▶ [Given exercise]
With pictures left out, extract every line between the start of the records below and the line holding "df = pd.DataFrame(rows)", inclusive.

▶ [Data for this exercise]
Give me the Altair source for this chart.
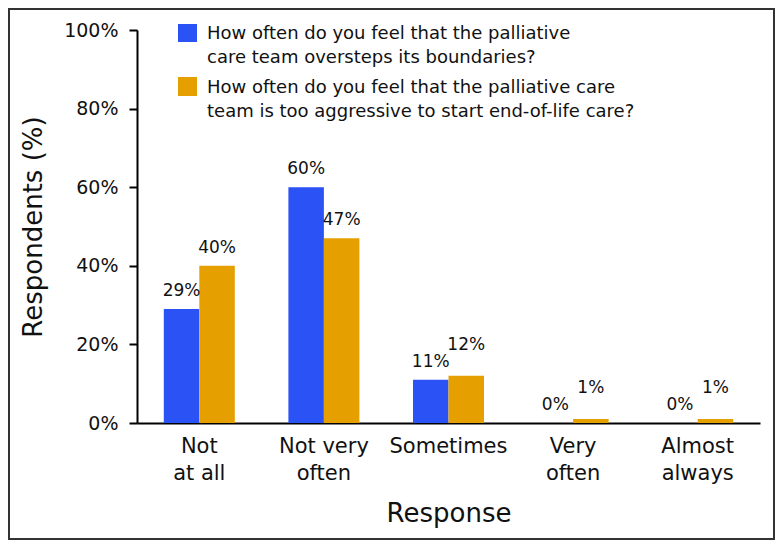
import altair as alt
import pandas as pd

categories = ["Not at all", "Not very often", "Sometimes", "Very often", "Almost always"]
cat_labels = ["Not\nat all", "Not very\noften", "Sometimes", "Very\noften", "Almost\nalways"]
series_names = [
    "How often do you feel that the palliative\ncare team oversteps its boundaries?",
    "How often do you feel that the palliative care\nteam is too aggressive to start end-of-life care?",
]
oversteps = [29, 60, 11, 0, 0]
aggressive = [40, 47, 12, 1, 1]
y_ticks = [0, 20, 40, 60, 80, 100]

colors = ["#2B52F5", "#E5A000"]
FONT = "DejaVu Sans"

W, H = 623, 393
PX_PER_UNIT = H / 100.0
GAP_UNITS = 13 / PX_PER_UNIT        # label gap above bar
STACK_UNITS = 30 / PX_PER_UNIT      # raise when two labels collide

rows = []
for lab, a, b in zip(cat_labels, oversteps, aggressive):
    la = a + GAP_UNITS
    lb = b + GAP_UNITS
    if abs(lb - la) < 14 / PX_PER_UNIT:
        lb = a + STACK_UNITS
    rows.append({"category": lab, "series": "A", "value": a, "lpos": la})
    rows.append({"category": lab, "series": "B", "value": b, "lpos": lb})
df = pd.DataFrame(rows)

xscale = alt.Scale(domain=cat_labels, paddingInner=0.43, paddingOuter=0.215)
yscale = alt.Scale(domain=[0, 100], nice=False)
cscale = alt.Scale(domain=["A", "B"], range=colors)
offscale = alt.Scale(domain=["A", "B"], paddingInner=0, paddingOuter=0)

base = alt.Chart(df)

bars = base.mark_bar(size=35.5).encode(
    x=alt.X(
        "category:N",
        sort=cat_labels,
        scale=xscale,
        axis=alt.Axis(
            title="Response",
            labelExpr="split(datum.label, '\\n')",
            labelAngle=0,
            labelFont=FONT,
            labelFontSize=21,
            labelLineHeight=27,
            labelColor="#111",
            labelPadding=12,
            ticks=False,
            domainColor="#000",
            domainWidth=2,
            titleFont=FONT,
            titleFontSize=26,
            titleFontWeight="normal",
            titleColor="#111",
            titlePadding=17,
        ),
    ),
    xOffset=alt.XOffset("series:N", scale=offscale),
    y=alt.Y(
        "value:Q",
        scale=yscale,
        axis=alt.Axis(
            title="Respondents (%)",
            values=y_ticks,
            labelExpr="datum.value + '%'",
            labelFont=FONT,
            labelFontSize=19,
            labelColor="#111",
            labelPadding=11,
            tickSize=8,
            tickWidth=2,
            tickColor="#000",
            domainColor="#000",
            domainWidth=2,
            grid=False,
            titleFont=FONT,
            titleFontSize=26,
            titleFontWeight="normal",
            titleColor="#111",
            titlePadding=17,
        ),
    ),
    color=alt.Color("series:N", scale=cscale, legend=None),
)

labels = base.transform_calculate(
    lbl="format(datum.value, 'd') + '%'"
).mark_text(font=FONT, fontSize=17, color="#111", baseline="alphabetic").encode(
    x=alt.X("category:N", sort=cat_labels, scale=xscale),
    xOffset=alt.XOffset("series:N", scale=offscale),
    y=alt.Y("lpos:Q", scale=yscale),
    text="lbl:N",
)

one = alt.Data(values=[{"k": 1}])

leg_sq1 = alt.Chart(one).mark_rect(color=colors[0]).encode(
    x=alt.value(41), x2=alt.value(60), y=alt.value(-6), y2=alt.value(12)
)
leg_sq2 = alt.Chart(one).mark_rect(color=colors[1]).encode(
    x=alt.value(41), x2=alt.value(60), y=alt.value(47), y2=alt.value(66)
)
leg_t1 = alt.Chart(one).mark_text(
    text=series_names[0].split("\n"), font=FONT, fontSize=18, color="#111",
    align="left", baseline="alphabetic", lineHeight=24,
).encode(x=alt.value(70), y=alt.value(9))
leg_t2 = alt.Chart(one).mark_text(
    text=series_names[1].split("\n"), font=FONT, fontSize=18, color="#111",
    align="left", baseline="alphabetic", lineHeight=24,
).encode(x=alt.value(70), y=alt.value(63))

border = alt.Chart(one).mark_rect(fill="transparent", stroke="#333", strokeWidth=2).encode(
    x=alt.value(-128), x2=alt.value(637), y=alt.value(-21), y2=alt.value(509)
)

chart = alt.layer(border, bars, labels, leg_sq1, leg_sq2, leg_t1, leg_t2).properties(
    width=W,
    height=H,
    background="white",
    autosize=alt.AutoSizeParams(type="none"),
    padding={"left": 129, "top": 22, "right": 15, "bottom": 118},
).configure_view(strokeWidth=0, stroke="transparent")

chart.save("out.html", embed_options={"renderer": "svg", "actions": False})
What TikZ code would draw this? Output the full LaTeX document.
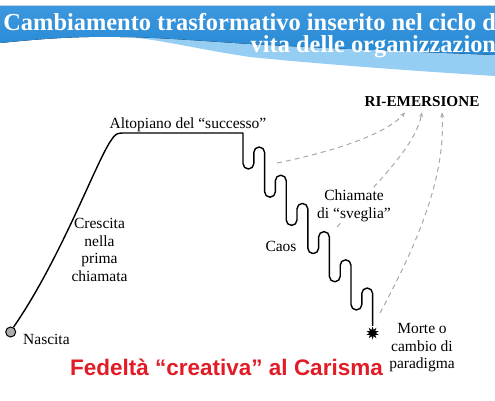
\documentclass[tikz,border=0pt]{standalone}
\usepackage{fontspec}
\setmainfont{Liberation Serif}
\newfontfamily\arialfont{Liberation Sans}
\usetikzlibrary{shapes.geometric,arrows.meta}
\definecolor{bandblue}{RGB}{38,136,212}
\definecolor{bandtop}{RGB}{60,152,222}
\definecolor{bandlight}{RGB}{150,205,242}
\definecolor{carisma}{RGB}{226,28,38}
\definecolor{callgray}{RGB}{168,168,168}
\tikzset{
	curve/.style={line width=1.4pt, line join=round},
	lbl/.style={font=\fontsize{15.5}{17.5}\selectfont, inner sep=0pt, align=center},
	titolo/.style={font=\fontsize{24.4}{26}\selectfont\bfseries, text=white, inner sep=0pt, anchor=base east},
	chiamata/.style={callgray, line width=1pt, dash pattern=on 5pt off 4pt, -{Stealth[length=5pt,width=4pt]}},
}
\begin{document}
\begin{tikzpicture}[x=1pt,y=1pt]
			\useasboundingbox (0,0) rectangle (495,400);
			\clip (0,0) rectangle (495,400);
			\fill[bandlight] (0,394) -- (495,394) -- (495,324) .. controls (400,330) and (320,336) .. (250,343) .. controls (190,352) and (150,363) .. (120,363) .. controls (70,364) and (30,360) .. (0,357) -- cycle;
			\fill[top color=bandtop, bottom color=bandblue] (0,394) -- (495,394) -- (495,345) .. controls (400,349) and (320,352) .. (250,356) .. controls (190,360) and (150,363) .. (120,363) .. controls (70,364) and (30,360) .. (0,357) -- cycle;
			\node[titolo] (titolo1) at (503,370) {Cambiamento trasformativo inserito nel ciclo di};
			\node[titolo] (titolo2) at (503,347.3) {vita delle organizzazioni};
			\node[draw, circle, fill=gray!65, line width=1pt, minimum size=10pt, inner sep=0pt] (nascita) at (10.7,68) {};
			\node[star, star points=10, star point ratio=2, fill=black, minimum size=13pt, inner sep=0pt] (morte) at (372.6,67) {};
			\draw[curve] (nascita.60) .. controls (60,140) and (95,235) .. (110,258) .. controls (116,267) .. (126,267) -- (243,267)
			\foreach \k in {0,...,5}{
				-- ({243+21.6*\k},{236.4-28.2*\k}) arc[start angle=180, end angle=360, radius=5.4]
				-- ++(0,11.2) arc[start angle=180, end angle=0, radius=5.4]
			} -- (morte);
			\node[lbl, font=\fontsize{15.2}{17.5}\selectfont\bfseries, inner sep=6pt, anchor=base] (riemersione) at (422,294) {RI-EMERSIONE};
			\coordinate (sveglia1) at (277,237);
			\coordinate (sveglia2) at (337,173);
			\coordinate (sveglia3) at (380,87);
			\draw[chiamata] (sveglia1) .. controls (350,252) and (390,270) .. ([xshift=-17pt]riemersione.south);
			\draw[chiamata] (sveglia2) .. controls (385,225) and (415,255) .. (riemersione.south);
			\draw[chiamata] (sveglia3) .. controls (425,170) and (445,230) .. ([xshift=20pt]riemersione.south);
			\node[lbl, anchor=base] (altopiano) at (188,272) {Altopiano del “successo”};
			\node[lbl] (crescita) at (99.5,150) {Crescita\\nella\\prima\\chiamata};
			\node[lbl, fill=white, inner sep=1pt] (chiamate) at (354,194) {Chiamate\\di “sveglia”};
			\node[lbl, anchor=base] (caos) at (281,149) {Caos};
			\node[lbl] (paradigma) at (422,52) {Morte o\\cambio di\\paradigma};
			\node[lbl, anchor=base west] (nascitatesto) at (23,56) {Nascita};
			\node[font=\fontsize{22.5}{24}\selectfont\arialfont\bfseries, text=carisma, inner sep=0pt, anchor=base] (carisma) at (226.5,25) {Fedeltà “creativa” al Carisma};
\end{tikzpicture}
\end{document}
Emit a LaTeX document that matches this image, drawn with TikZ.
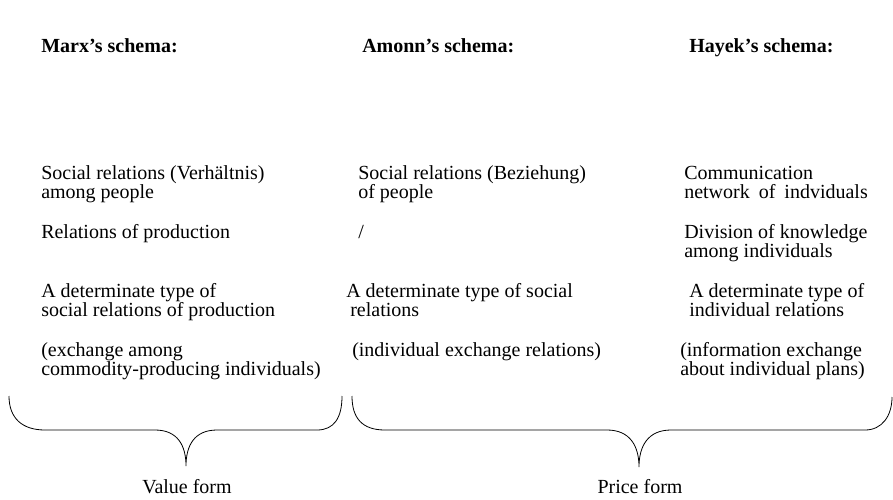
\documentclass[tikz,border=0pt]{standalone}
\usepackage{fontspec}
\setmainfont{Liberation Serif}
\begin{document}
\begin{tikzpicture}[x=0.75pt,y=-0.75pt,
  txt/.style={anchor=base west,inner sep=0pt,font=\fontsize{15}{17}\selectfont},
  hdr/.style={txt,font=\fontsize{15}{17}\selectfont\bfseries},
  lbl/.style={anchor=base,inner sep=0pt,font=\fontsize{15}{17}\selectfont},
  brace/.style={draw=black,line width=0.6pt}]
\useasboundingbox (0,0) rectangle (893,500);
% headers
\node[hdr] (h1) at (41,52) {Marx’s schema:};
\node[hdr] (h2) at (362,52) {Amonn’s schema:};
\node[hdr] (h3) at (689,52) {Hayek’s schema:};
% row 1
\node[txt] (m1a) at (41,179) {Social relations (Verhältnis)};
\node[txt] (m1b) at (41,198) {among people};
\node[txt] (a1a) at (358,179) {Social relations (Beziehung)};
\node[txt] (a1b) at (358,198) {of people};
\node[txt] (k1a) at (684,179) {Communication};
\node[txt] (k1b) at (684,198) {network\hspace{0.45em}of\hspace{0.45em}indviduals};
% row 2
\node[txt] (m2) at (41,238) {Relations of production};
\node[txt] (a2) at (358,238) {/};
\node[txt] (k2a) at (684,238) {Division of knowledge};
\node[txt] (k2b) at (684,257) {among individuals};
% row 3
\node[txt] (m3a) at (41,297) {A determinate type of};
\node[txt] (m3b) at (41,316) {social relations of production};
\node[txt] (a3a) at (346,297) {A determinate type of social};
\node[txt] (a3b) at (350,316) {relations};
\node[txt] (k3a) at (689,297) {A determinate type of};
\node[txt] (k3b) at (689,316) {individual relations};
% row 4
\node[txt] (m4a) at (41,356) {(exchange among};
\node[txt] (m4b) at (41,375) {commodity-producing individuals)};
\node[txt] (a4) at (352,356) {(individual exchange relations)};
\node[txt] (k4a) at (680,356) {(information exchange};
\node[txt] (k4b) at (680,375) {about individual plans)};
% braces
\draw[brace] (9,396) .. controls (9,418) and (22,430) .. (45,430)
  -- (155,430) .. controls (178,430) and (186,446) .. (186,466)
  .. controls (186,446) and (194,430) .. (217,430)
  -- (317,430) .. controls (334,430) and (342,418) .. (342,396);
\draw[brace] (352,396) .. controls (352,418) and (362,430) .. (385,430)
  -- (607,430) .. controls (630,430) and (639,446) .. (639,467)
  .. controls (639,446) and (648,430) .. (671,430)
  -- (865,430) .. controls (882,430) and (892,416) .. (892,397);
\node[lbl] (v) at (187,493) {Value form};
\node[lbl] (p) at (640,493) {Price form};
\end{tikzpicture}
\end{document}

▶ [Response to this exercise]
Give me the Altair source for this chart.
import altair as alt
import pandas as pd

categories = ["Not at all", "Not very often", "Sometimes", "Very often", "Almost always"]
cat_labels = ["Not\nat all", "Not very\noften", "Sometimes", "Very\noften", "Almost\nalways"]
series_names = [
    "How often do you feel that the palliative\ncare team oversteps its boundaries?",
    "How often do you feel that the palliative care\nteam is too aggressive to start end-of-life care?",
]
oversteps = [29, 60, 11, 0, 0]
aggressive = [40, 47, 12, 1, 1]
y_ticks = [0, 20, 40, 60, 80, 100]

colors = ["#2B52F5", "#E5A000"]
FONT = "DejaVu Sans"

W, H = 623, 393
PX_PER_UNIT = H / 100.0
GAP_UNITS = 13 / PX_PER_UNIT        # label gap above bar
STACK_UNITS = 30 / PX_PER_UNIT      # raise when two labels collide

rows = []
for lab, a, b in zip(cat_labels, oversteps, aggressive):
    la = a + GAP_UNITS
    lb = b + GAP_UNITS
    if abs(lb - la) < 14 / PX_PER_UNIT:
        lb = a + STACK_UNITS
    rows.append({"category": lab, "series": "A", "value": a, "lpos": la})
    rows.append({"category": lab, "series": "B", "value": b, "lpos": lb})
df = pd.DataFrame(rows)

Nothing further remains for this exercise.